SHORT TASK:
Extract from the listing each line in which the word "this" appears.

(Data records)
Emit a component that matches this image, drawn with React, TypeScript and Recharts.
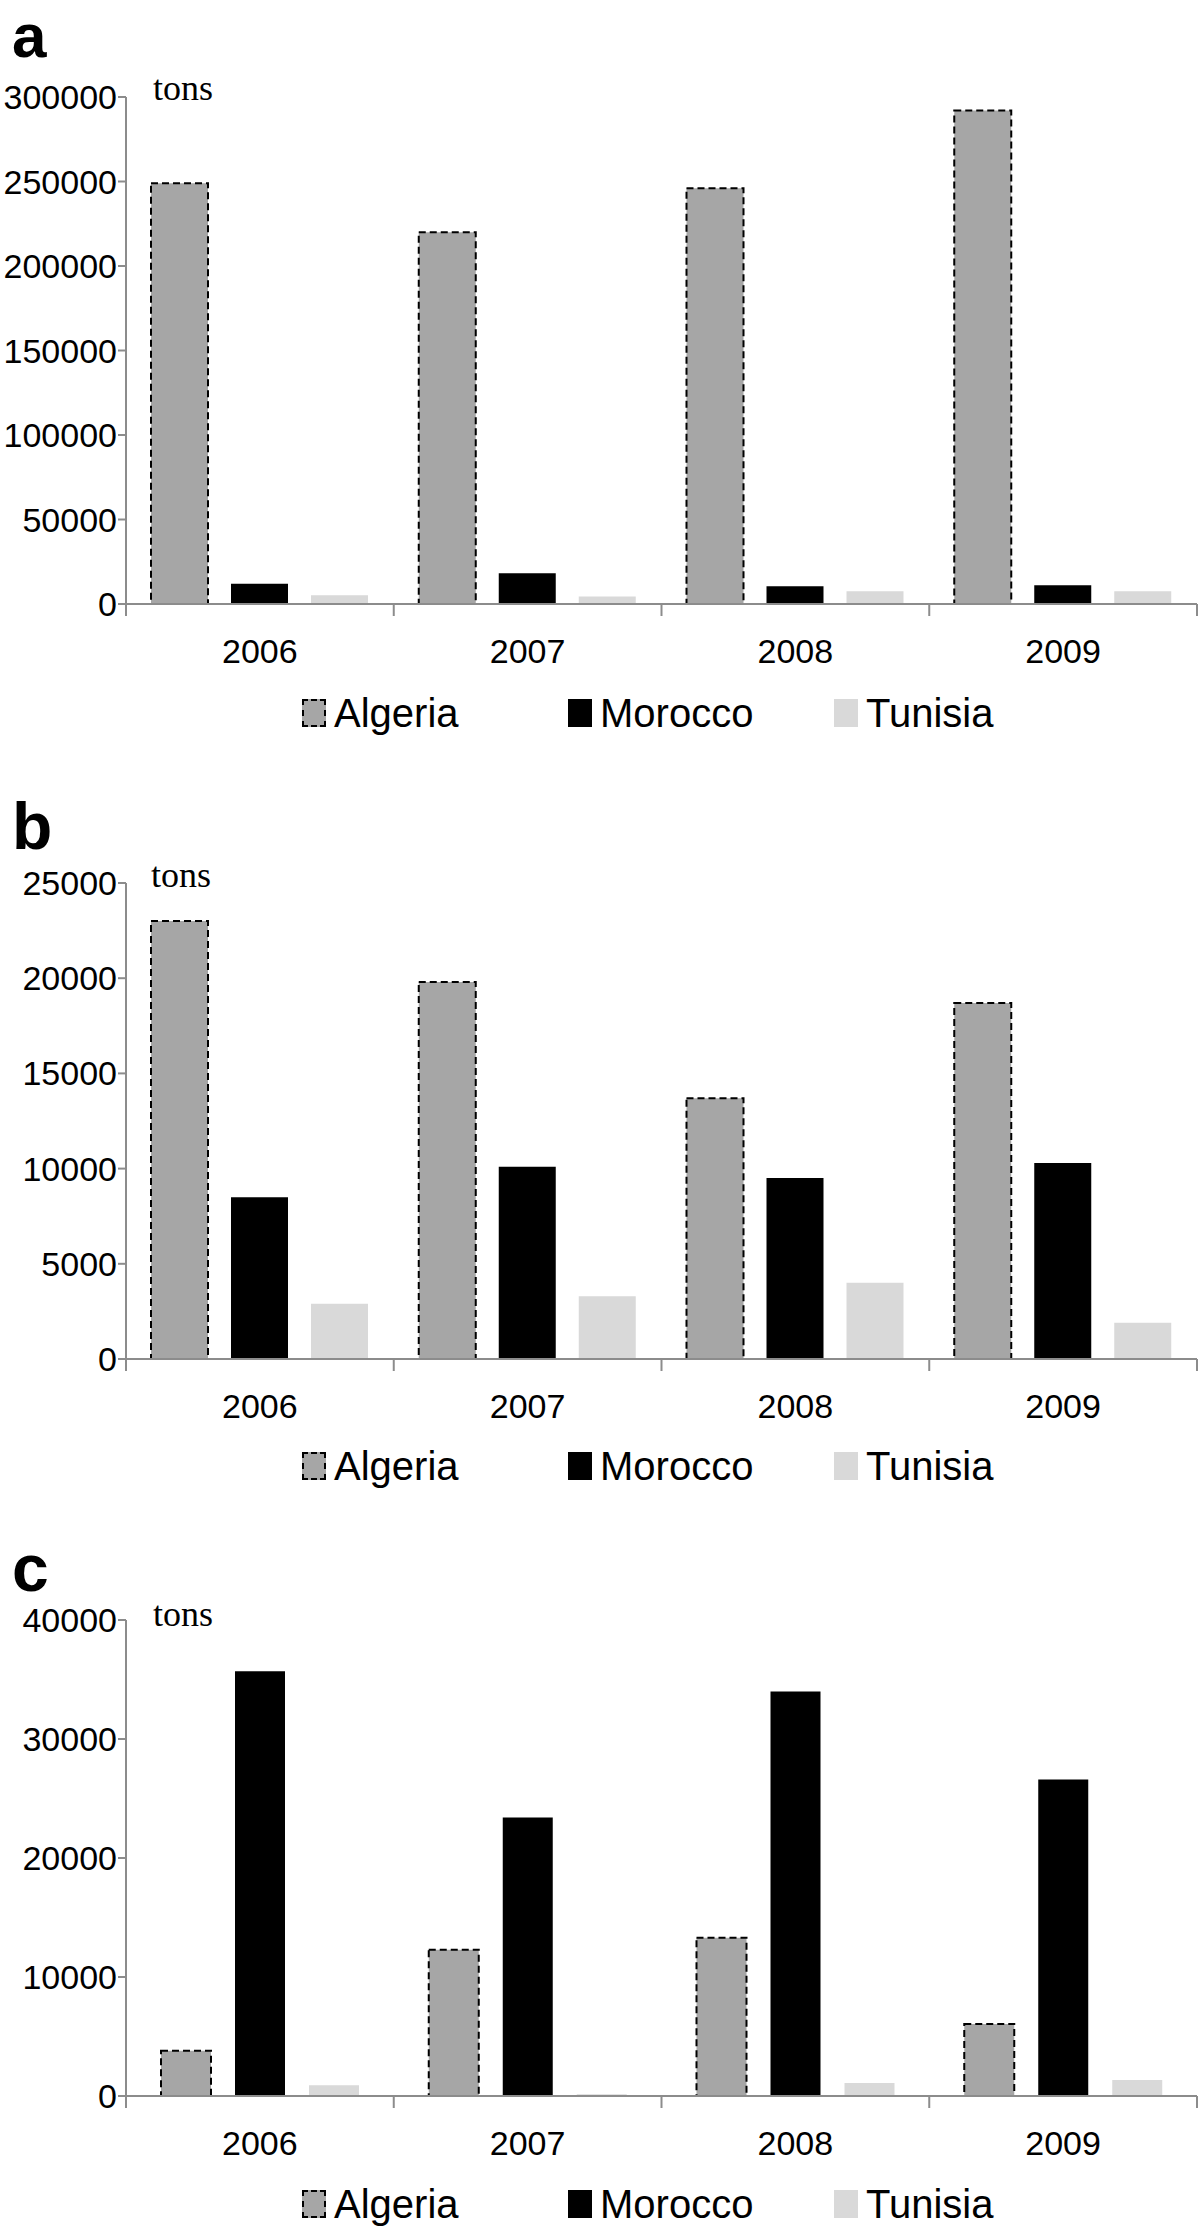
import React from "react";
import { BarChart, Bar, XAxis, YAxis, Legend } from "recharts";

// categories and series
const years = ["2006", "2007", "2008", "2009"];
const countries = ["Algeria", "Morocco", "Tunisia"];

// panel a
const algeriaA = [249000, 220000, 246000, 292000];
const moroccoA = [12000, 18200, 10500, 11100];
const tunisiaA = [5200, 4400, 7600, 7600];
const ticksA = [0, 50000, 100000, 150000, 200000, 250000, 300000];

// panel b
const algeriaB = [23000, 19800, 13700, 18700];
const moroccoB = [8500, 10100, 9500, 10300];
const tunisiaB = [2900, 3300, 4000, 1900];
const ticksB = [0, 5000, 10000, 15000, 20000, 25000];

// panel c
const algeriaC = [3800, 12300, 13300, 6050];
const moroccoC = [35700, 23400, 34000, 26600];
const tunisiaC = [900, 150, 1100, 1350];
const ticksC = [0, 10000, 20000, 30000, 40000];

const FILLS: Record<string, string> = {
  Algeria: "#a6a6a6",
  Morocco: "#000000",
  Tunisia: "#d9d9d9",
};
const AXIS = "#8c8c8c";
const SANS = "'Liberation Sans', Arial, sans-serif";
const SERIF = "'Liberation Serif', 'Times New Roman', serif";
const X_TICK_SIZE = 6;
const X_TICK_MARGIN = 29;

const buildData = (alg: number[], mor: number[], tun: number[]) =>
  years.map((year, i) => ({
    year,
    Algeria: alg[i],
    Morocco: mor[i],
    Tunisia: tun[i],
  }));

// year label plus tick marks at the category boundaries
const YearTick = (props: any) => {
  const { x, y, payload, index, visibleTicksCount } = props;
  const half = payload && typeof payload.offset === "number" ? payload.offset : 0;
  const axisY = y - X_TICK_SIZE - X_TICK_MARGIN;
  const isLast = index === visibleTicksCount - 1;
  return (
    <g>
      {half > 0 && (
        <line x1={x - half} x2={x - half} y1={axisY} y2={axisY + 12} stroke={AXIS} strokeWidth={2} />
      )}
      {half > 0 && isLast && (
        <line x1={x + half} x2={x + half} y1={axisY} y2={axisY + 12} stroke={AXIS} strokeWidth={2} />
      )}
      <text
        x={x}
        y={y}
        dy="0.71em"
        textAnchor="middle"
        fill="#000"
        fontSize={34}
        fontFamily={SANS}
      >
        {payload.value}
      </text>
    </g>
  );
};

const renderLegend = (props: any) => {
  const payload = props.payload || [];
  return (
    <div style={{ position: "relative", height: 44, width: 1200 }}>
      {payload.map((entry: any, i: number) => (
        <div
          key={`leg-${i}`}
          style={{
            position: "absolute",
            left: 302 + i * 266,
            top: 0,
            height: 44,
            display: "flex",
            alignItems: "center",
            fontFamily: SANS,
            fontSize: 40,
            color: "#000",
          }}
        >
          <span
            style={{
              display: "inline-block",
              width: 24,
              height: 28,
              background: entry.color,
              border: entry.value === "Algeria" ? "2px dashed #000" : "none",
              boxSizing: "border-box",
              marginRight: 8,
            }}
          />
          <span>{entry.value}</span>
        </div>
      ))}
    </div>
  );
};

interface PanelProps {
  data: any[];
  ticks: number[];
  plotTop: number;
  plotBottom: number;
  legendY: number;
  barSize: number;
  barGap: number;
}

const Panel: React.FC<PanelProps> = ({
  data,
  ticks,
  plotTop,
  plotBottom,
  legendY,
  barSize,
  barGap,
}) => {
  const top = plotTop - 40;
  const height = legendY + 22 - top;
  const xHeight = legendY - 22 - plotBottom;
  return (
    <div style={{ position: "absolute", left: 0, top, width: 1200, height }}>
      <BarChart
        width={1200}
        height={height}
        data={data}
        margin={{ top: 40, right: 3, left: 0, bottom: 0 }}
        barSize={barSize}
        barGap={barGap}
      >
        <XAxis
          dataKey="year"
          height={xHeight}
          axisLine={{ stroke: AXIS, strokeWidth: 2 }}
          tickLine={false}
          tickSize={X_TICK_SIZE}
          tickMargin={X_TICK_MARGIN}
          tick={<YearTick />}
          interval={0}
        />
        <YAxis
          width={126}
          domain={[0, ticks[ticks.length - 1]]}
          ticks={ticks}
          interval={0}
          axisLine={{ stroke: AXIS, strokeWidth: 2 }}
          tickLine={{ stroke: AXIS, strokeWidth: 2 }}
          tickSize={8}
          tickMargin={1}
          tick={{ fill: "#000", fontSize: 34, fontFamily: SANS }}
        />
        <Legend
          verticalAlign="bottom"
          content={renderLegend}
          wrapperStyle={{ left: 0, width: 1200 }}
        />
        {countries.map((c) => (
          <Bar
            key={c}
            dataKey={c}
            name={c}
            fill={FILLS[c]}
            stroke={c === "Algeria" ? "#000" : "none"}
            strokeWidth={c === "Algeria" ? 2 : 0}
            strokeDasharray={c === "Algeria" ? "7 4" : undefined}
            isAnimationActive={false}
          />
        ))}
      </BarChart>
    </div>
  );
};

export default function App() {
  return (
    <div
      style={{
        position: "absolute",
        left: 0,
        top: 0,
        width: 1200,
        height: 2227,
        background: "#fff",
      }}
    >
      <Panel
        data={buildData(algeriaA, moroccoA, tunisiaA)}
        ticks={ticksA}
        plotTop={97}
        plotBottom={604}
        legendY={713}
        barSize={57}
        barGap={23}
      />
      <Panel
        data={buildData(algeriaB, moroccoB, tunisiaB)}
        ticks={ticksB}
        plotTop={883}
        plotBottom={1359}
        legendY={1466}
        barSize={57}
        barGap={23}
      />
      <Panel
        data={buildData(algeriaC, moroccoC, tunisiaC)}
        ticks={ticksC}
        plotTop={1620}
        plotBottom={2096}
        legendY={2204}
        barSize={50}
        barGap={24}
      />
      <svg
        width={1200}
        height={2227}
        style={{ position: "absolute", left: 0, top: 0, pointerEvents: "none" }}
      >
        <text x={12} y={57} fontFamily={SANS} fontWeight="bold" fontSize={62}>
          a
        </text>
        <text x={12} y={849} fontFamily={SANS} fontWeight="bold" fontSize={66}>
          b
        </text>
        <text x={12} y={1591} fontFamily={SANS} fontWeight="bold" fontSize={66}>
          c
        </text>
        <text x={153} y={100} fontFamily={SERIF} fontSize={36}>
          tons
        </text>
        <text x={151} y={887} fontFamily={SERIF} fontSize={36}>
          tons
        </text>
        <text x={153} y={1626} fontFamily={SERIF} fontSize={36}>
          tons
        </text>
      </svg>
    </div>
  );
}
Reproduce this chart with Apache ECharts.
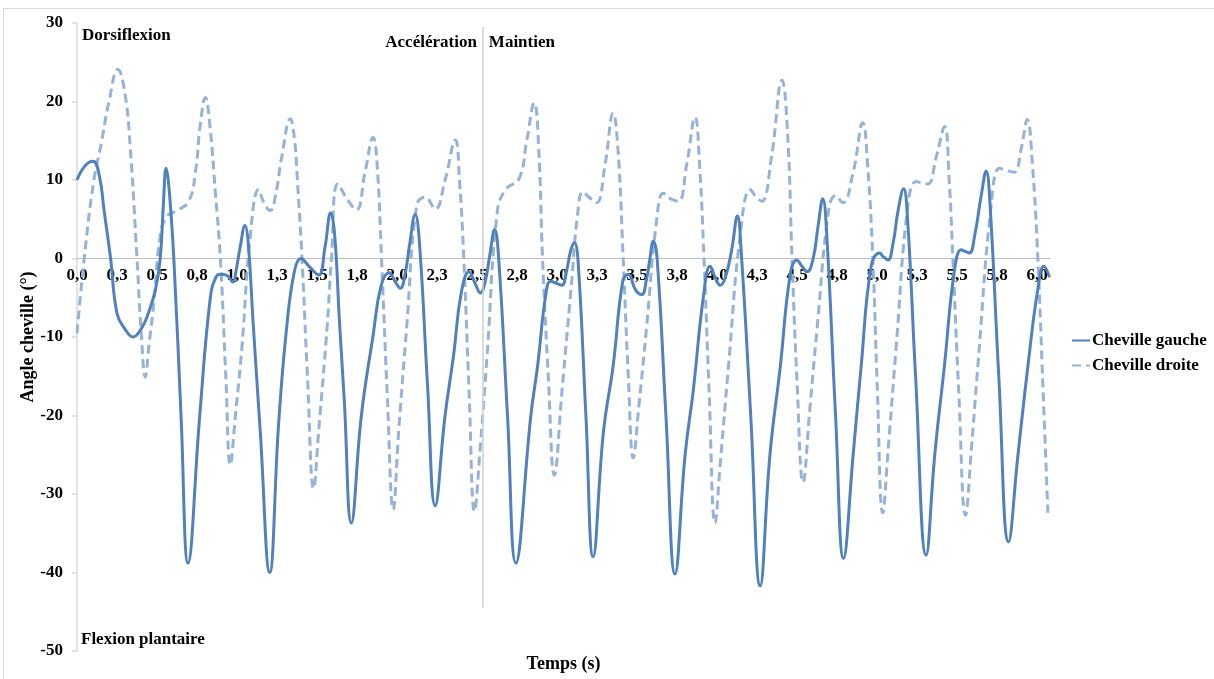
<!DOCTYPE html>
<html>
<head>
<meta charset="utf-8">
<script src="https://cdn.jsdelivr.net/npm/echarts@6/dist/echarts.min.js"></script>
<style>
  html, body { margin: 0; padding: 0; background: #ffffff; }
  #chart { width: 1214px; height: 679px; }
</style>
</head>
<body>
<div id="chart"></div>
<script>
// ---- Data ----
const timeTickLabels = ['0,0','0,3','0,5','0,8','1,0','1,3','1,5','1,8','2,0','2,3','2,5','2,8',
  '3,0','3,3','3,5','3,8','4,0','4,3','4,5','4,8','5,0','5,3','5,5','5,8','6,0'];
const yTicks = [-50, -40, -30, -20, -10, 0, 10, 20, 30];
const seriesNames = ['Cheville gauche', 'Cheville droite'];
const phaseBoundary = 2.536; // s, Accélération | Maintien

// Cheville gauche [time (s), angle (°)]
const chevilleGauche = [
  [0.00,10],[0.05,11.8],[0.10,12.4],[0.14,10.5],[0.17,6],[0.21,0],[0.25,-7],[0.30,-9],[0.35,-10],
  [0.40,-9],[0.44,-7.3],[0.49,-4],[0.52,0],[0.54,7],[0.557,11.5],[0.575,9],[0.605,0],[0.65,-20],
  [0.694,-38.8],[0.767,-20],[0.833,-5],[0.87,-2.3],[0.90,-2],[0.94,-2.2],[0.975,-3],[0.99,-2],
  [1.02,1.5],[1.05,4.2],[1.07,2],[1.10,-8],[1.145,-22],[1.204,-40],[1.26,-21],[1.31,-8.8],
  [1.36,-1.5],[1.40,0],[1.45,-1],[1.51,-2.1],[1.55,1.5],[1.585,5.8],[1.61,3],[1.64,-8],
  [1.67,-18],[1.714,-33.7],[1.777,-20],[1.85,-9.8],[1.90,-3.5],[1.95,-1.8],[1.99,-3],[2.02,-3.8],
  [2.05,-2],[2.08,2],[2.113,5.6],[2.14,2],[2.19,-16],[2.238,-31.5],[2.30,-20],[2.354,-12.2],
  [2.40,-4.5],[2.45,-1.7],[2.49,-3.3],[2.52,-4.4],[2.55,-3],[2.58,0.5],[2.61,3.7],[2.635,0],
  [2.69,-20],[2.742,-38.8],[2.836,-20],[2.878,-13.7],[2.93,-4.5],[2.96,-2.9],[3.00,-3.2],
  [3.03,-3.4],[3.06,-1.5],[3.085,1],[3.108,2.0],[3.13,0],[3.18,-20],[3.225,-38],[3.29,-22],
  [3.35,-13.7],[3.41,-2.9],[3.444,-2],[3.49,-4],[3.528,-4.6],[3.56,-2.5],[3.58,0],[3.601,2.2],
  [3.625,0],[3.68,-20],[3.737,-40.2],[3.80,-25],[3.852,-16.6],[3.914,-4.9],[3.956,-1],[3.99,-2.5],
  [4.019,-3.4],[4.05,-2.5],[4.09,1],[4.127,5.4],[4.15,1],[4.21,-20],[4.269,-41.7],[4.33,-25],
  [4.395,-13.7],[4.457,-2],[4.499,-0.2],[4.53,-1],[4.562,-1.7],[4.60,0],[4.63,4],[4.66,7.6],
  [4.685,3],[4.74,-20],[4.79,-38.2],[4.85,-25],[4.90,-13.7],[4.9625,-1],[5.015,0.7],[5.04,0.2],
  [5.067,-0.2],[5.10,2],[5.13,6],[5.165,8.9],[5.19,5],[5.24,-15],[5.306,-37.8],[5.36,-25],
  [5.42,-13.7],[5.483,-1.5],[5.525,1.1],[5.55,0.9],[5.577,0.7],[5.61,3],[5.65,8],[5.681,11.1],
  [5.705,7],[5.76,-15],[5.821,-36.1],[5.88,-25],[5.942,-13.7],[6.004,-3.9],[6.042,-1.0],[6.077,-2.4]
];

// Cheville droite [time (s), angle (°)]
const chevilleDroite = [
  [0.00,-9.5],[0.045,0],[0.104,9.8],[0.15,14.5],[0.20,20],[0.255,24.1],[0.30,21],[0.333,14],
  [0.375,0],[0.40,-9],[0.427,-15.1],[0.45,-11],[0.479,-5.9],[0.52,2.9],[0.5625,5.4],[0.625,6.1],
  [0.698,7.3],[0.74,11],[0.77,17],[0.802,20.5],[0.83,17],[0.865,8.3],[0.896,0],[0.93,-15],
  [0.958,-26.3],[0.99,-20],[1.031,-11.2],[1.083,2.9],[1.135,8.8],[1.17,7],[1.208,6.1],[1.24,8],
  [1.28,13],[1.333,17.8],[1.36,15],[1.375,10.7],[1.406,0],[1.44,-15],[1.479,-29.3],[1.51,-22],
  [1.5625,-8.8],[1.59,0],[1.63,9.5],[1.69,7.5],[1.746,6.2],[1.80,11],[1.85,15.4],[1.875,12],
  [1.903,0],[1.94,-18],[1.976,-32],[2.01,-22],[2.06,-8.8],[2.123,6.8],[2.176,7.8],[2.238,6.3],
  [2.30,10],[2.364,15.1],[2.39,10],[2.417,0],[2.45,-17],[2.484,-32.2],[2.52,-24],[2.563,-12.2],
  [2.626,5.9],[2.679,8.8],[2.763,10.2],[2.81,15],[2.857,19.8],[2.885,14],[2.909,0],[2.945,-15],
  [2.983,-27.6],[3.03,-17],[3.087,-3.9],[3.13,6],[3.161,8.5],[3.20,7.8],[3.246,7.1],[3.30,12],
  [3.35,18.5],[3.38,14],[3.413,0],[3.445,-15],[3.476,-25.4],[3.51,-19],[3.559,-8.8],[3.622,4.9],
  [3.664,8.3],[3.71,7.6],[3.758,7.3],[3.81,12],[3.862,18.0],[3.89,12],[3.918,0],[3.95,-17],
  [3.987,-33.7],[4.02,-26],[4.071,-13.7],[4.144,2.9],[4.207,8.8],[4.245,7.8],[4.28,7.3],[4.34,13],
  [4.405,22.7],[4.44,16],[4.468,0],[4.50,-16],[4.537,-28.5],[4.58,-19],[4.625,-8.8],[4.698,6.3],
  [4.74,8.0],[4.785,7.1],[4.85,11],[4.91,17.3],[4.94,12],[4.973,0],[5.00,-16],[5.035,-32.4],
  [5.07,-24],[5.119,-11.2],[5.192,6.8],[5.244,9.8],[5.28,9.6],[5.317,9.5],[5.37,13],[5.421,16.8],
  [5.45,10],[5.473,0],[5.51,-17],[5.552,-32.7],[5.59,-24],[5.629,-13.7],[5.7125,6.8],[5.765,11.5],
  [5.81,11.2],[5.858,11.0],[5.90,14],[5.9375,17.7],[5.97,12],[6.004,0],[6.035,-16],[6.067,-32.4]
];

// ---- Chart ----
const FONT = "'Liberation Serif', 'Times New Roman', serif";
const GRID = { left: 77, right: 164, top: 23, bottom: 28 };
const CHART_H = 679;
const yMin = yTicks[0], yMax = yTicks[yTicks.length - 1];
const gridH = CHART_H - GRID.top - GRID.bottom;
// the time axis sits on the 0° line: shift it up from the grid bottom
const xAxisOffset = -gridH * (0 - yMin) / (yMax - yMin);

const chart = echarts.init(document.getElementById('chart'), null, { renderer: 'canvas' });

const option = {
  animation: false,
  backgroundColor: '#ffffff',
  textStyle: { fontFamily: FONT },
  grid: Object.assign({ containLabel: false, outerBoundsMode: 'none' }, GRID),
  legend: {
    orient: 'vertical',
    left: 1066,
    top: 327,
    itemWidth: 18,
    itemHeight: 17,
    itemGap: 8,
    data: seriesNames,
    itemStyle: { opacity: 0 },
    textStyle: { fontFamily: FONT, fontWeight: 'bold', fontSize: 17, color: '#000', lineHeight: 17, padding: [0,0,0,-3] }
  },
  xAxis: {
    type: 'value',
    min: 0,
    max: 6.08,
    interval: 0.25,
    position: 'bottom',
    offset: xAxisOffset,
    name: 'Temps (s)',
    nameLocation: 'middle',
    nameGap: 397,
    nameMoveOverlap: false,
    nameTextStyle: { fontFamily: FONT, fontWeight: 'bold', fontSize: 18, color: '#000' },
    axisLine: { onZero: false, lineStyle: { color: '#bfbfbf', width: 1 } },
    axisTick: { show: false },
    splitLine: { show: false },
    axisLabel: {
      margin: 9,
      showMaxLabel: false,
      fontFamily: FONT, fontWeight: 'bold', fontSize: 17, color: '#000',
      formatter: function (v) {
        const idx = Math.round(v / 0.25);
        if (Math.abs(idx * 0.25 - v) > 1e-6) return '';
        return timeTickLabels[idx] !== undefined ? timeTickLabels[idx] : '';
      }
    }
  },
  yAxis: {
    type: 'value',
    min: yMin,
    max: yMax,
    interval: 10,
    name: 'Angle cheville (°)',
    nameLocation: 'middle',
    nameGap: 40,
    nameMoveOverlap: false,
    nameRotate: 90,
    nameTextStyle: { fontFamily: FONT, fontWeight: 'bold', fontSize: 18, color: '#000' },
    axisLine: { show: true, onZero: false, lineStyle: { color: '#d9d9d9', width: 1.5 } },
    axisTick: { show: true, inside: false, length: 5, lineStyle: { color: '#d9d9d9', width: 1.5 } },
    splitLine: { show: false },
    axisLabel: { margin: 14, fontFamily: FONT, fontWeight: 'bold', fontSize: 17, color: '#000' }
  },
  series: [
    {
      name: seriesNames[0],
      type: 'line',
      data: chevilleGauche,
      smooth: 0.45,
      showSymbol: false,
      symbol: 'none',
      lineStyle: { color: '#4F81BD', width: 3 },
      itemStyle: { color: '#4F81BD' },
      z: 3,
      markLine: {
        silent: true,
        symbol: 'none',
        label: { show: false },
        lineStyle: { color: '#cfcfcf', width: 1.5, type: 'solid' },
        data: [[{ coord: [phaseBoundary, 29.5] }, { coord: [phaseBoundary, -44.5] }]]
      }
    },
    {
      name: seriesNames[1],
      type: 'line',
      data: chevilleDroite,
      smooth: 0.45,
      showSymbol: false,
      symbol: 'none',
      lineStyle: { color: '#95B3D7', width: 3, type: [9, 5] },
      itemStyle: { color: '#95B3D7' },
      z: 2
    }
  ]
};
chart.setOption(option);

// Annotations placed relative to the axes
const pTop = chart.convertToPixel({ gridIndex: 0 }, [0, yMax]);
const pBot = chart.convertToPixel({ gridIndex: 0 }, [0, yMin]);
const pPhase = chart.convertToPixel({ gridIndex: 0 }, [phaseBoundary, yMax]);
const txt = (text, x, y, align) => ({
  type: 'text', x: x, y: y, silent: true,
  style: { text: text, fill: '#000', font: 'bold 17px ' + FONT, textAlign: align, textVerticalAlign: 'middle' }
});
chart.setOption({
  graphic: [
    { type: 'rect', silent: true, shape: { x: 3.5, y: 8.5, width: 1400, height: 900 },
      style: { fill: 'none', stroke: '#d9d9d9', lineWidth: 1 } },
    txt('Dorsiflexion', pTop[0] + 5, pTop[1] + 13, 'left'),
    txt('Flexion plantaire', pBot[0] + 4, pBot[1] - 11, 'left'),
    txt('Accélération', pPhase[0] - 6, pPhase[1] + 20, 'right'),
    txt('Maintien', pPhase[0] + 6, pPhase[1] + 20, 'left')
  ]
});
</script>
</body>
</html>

WRITTEN SOLUTION:
Emit a component that matches this image, drawn with React, TypeScript and Recharts.
Reproduce this chart with Apache ECharts.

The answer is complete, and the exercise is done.